▶ [Exercise directions]
Output the records exactly as they appear, with no pictures included.

▶ [Data extract]
..............................

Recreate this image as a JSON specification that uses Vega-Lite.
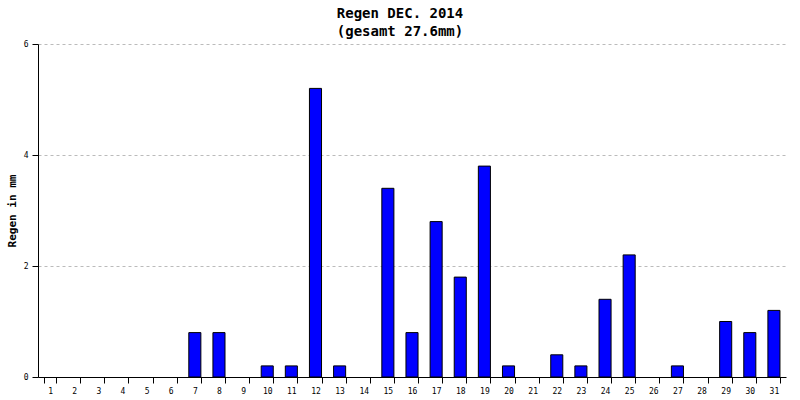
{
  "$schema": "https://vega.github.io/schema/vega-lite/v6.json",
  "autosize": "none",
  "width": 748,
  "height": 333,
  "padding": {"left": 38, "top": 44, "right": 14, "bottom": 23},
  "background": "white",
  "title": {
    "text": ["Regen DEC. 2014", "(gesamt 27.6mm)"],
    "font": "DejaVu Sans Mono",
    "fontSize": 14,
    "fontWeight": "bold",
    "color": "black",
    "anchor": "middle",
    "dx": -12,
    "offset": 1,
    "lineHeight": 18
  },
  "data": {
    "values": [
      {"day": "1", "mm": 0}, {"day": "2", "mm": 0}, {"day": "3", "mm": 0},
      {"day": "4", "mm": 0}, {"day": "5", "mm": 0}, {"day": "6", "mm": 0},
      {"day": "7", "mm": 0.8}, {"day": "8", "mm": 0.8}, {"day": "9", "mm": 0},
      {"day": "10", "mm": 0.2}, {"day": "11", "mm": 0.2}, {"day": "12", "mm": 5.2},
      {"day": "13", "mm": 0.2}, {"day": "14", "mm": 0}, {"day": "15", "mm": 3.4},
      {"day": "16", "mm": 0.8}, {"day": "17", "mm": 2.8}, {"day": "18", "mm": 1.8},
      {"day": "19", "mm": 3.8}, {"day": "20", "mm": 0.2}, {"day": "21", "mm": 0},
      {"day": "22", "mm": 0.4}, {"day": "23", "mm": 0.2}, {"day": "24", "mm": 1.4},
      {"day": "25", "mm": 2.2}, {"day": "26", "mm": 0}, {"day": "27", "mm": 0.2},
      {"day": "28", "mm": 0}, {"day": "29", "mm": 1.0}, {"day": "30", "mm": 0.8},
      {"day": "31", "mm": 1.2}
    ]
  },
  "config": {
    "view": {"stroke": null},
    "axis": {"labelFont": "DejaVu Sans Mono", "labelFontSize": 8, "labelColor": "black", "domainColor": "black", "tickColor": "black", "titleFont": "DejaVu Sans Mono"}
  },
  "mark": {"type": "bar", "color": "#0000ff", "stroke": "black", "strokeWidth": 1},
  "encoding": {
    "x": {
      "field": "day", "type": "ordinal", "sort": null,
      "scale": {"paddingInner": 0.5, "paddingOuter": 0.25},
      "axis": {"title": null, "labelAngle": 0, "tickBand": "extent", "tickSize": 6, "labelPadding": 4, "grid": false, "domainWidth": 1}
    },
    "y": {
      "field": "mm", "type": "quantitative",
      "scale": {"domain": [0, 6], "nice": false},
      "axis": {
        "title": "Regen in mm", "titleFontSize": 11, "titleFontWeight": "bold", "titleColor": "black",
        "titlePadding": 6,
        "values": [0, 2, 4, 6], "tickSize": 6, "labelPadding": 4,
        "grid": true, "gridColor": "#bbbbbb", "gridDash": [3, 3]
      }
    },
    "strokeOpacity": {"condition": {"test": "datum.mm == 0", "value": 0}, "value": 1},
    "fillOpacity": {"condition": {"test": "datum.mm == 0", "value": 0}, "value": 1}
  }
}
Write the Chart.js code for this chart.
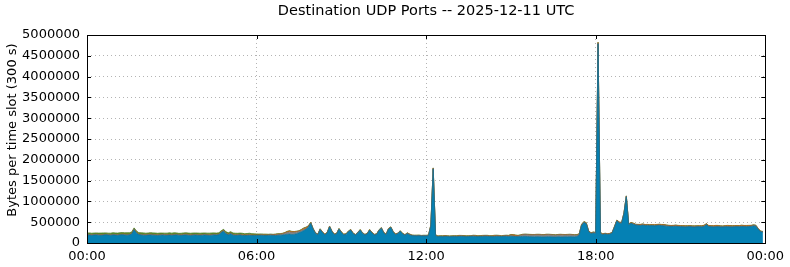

..............................

▶ [Completed exercise]
Recreate this image as a JSON specification that uses Vega-Lite.
{
  "$schema": "https://vega.github.io/schema/vega-lite/v6.json",
  "autosize": "none",
  "width": 748,
  "height": 333,
  "padding": {"left": 38, "top": 44, "right": 14, "bottom": 23},
  "background": "white",
  "title": {
    "text": ["Regen DEC. 2014", "(gesamt 27.6mm)"],
    "font": "DejaVu Sans Mono",
    "fontSize": 14,
    "fontWeight": "bold",
    "color": "black",
    "anchor": "middle",
    "dx": -12,
    "offset": 1,
    "lineHeight": 18
  },
  "data": {
    "values": [
      {"day": "1", "mm": 0}, {"day": "2", "mm": 0}, {"day": "3", "mm": 0},
      {"day": "4", "mm": 0}, {"day": "5", "mm": 0}, {"day": "6", "mm": 0},
      {"day": "7", "mm": 0.8}, {"day": "8", "mm": 0.8}, {"day": "9", "mm": 0},
      {"day": "10", "mm": 0.2}, {"day": "11", "mm": 0.2}, {"day": "12", "mm": 5.2},
      {"day": "13", "mm": 0.2}, {"day": "14", "mm": 0}, {"day": "15", "mm": 3.4},
      {"day": "16", "mm": 0.8}, {"day": "17", "mm": 2.8}, {"day": "18", "mm": 1.8},
      {"day": "19", "mm": 3.8}, {"day": "20", "mm": 0.2}, {"day": "21", "mm": 0},
      {"day": "22", "mm": 0.4}, {"day": "23", "mm": 0.2}, {"day": "24", "mm": 1.4},
      {"day": "25", "mm": 2.2}, {"day": "26", "mm": 0}, {"day": "27", "mm": 0.2},
      {"day": "28", "mm": 0}, {"day": "29", "mm": 1.0}, {"day": "30", "mm": 0.8},
      {"day": "31", "mm": 1.2}
    ]
  },
  "config": {
    "view": {"stroke": null},
    "axis": {"labelFont": "DejaVu Sans Mono", "labelFontSize": 8, "labelColor": "black", "domainColor": "black", "tickColor": "black", "titleFont": "DejaVu Sans Mono"}
  },
  "mark": {"type": "bar", "color": "#0000ff", "stroke": "black", "strokeWidth": 1},
  "encoding": {
    "x": {
      "field": "day", "type": "ordinal", "sort": null,
      "scale": {"paddingInner": 0.5, "paddingOuter": 0.25},
      "axis": {"title": null, "labelAngle": 0, "tickBand": "extent", "tickSize": 6, "labelPadding": 4, "grid": false, "domainWidth": 1}
    },
    "y": {
      "field": "mm", "type": "quantitative",
      "scale": {"domain": [0, 6], "nice": false},
      "axis": {
        "title": "Regen in mm", "titleFontSize": 11, "titleFontWeight": "bold", "titleColor": "black",
        "titlePadding": 6,
        "values": [0, 2, 4, 6], "tickSize": 6, "labelPadding": 4,
        "grid": true, "gridColor": "#bbbbbb", "gridDash": [3, 3]
      }
    },
    "strokeOpacity": {"condition": {"test": "datum.mm == 0", "value": 0}, "value": 1},
    "fillOpacity": {"condition": {"test": "datum.mm == 0", "value": 0}, "value": 1}
  }
}
Write the Chart.js code for this chart.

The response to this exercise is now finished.